6 thoughts on “Lady Chatterley’s Wardrobe

  1. I have read the book. One of the things that stayed with me about Connie from it, was that she was described as ‘frumpy’ and ‘old fashioned’ several times – very twinset-and-pearls in amongst on the bright young things of the 20s. So I can only think that clothes which are 5 years out of date for the period is an attempt to reference that. The clothes are simply too nice and well-kept to hint at poverty meaning she couldn’t update her wardrobe. I know that in the book Connie doesn’t care about what she wears as she’s effectively cut off from society, a carer for her sick husband, and has largely withdrawn from the world.

    That said, this was a nice production without some of the stuff from the books and the earlier production that made me cringe.

    1. INTERESTING. As I said, I haven’t read the book. I don’t see Connie as a frumpy character AT ALL in either adaptation (this one or the Sean Bean one), so that’s a good thing to know. HMMM.

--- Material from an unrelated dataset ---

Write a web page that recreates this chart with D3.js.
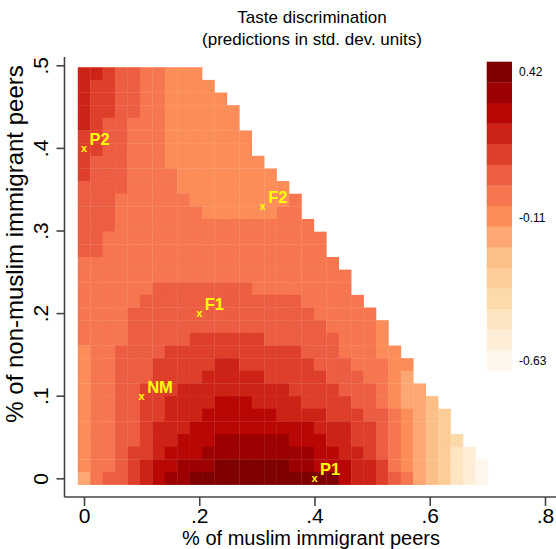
<!DOCTYPE html>
<html><head><meta charset="utf-8">
<script src="https://cdn.jsdelivr.net/npm/d3@7/dist/d3.min.js"></script>
<style>body{margin:0;background:#fff}svg{display:block}text{font-family:"Liberation Sans",Arial,Helvetica,sans-serif}</style>
</head><body><svg id="chart" width="556" height="549"></svg>
<script>
// grid coordinates (share of muslim / non-muslim immigrant peers)
const xValues = [0,.0216,.0431,.0647,.0863,.1078,.1294,.1509,.1725,.1941,.2156,.2372,.2588,.2803,.3019,.3234,.345,.3666,.3881,.4097,.4313,.4528,.4744,.4959,.5175,.5391,.5606,.5822,.6038,.6253,.6469,.6684,.69];
const yValues = [0,.0153,.0306,.0459,.0613,.0766,.0919,.1072,.1225,.1378,.1531,.1684,.1838,.1991,.2144,.2297,.245,.2603,.2756,.2909,.3063,.3216,.3369,.3522,.3675,.3828,.3981,.4134,.4288,.4441,.4594,.4747,.49];
// colour class (1 = lowest .. 15 = highest) of every cell, one string per row, top row (y = .49) first
const levelRows = [
"ccbaa99888",
"cbbaa998888",
"cbbaa9988888",
"cbbaa99888888",
"cbaa999888888",
"bbaa9998888888",
"bbaa9998888888",
"baaa99988888888",
"baaa999988888888",
"aaaa9999888888888",
"aaa999999888888889",
"aaa999999988888899",
"aaa9999999999999999",
"aa999999999999999999",
"aa999999999999999999",
"999999999999999999999",
"9999999999999999999999",
"999999aaaaaaaa99999999",
"99999aaaaaaaaaaaaa99999",
"9999aaaaaaaaaaaaaaa99999",
"9999aaaaaaaaaaaaaaaa99998",
"9999aaaaabbbbbbaaaaaa9998",
"899aaaabbbbbbbbbbbaaa99988",
"899aaabbbbbccbbbbbbaaa99988",
"899aaabbbbcccccbbbbbaaa9987",
"899aabbbcccccccccbbbbaaa9877",
"899aabbccccdddccccbbbbaa98776",
"899aabbcccddddddccccbbbaa98765",
"899aabcccddddddddddcccbba98765",
"899aabccdddeeeeeedddccbba987654",
"899abbcdddeeeeeeeeeddccba9876532",
"899abcddeeeffffffeedddccb98765321",
"79aabcdeeffffffffffffdccba9765321"
];
const legendValues = [-0.63,-0.555,-0.48,-0.405,-0.33,-0.255,-0.18,-0.105,-0.03,0.045,0.12,0.195,0.27,0.345,0.42];
const legendTickValues = [0.42,-0.11,-0.63];
const legendTickLabels = ["0.42","-0.11","-0.63"];
const xTicks = [0,.2,.4,.6,.8];
const xTickLabels = ["0",".2",".4",".6",".8"];
const yTicks = [0,.1,.2,.3,.4,.5];
const yTickLabels = ["0",".1",".2",".3",".4",".5"];
const pointNames = ["P2","F2","F1","NM","P1"];
const pointX = [0,.31,.2,.1,.4];
const pointY = [.4,.33,.2,.1,0];
const orRd = ["#fff7ec","#fee8c8","#fdd49e","#fdbb84","#fc8d59","#ef6548","#d7301f","#b30000","#7f0000"];

const svg = d3.select("#chart");
const x = d3.scaleLinear().domain([0,.8]).range([84,545]);
const y = d3.scaleLinear().domain([0,.5]).range([478.3,65.3]);
const color = d3.scaleLinear().domain(d3.range(9).map(i=>1+i*14/8)).range(orRd).interpolate(d3.interpolateRgb);

function edges(v){
  const e=[];
  for(let i=0;i<=v.length;i++){
    if(i===0) e.push(v[0]-(v[1]-v[0])/2);
    else if(i===v.length) e.push(v[i-1]+(v[i-1]-v[i-2])/2);
    else e.push((v[i-1]+v[i])/2);
  }
  return e;
}
const xe = edges(xValues), ye = edges(yValues);
const cells = [];
levelRows.forEach((row,k)=>{
  const r = levelRows.length-1-k;
  row.split("").forEach((ch,c)=>cells.push({c,r,level:parseInt(ch,16)}));
});
svg.append("g").selectAll("rect").data(cells).join("rect")
  .attr("x",d=>x(xe[d.c])).attr("width",d=>x(xe[d.c+1])-x(xe[d.c])+0.3)
  .attr("y",d=>y(ye[d.r+1])).attr("height",d=>y(ye[d.r])-y(ye[d.r+1])+0.3)
  .attr("fill",d=>color(d.level));

// axes
const axisCol="#444";
const xAxis = svg.append("g").attr("transform","translate(0,497)")
  .call(d3.axisBottom(x).tickValues(xTicks).tickFormat((d,i)=>xTickLabels[i]).tickSize(9).tickPadding(2));
xAxis.select(".domain").attr("d","M64.5,0H556").attr("stroke",axisCol).attr("stroke-width",1.6);
xAxis.selectAll(".tick line").attr("stroke",axisCol).attr("stroke-width",1.6);
xAxis.selectAll(".tick text").attr("font-size",21).attr("fill","#000").attr("font-family","Liberation Sans, Arial, sans-serif");

const yAxis = svg.append("g").attr("transform","translate(64.5,0)")
  .call(d3.axisLeft(y).tickValues(yTicks).tickFormat((d,i)=>yTickLabels[i]).tickSize(8).tickPadding(4));
yAxis.select(".domain").attr("d","M0,57V497").attr("stroke",axisCol).attr("stroke-width",1.6);
yAxis.selectAll(".tick line").attr("stroke",axisCol).attr("stroke-width",1.6);
yAxis.selectAll(".tick text").attr("font-size",21).attr("fill","#000")
  .attr("font-family","Liberation Sans, Arial, sans-serif")
  .attr("x",0).attr("dy",null).attr("text-anchor","middle")
  .attr("transform","translate(-24,0) rotate(-90)").attr("y",0)
  .attr("dominant-baseline","central");

// titles
svg.append("text").attr("x",312).attr("y",23).attr("text-anchor","middle").attr("font-size",17).text("Taste discrimination");
svg.append("text").attr("x",312).attr("y",45).attr("text-anchor","middle").attr("font-size",17).text("(predictions in std. dev. units)");
svg.append("text").attr("x",311).attr("y",545).attr("text-anchor","middle").attr("font-size",20).text("% of muslim immigrant peers");
svg.append("text").attr("transform","translate(23,244) rotate(-90)").attr("text-anchor","middle").attr("font-size",24).text("% of non-muslim immigrant peers");

// legend
const lg = d3.scaleBand().domain(d3.range(15).map(i=>14-i)).range([61.7,370.7]);
svg.append("g").selectAll("rect").data(legendValues).join("rect")
  .attr("x",486.7).attr("width",25.3)
  .attr("y",(d,i)=>lg(i)).attr("height",lg.bandwidth()+0.3)
  .attr("fill",(d,i)=>color(i+1));
const lv = d3.scaleLinear().domain([-0.63,0.42]).range([lg(0)+lg.bandwidth()/2, lg(14)+lg.bandwidth()/2]);
svg.append("g").selectAll("text").data(legendTickValues).join("text")
  .attr("x",519).attr("y",d=>lv(d)).attr("dy","0.35em").attr("font-size",12).text((d,i)=>legendTickLabels[i]);

// marked points
const pg = svg.append("g");
pointNames.forEach((n,i)=>{
  pg.append("text").attr("x",x(pointX[i])).attr("y",y(pointY[i])+4).attr("text-anchor","middle")
    .attr("font-size",11).attr("font-weight","bold").attr("fill","#ffff00").text("x");
  pg.append("text").attr("x",x(pointX[i])+5.5).attr("y",y(pointY[i])-3).attr("font-size",16.5)
    .attr("font-weight","bold").attr("fill","#ffff00").text(n);
});
</script></body></html>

  2. Also, WWI brought on heavy rationing, as bad as WWII and then some, and there was the influenza pandemic at the end of the war, too. It was rather a dark time in many ways.

    There’s a Swedish writer called Elin Wägner, who worked as a journalist and produced several feminist novels from the early 1900’s and onwards. She wrote a lovely and rather bleak story in 1919, Kvarteret Oron, Stormy Corner in English, about an upper class woman with a mentally disabled son whose husband drinks himself to death towards the end of the war, leaving her at the very beginning of the novel with a large house that she loves but can’t afford to keep, unless – plot twist – she somehow manages to sell the huge amounts of alcohol the husband has stashed away on the black market.

    Everything is rationed, not least alcohol. Since this is at the beginning of the most restrictive period of the Swedish alcohol regulation system, alcohol is only sold subject to strict governmental rules, and it’s pretty much impossible to get hold of, anyway. An amount of this size should be handed in to the government, no compensation, but there is a huge demand and it’s worth a fortune on the black market. As a single woman it’s very hard for her to broker an illegal sale, though, she would risk prosecution and personally, she would mostly like to pour it all out. Her first priority is to keep her disabled son in the expensive nursing home he lives and feels safe in, though, so the money must at least be weighed against the risks. So she puts the house up for sale, gets a job, for the first time in her life, moves into a dingy apartment shared with a group of other single working women, barely makes ends meet and battles with her conscience.

    That novel really brought home the facts of WWI rationing for me. Another interesting tidbit is that at least in the US and Great Britain, wool and linen were heavily rationed, as they were used by the war industry (uniforms and airplanes), but silk, while expensive, was not (parachutes were thought to make pilots cowardly and not used, no really), so women were encouraged to wear more silk, even for daytime. That explained why there are so many weirdly extravagant-looking extant silk daytime ensembles, fashion illustrations and patterns suggesting silk for daywear from WWI, I always found that odd.

    Anyway; comparatively old-fashioned looks kinda make sense in 1919, up to a point.

    1. Interesting, thanks! I wasn’t surprised by Lady Chatterley’s slightly dated look, just more that she paired that with bobbed hair. It’s my understanding that it’s only super artsy, Greenwich Village types that would do so pre-1920ish.

      1. Yes, that’s true. 1910’s fashion icon Irene Castle cut off her hair right before the outbreak of WWI because of an illness or accident, can’t remember the details. Apparently it wasn’t intentional, anyway, and well before it became a fashion, but she turned lemons into lemonade and made it look good. It was probably still very fashion-forward and possibly shocking years into the 1920’s. We used to have a long braid that the youngest of my great-grandmother’s two sisters, born in 1901, supposedly cut off and had made into a hairpiece that she used for updos in the early 1920’s, because their parents would have had a fit.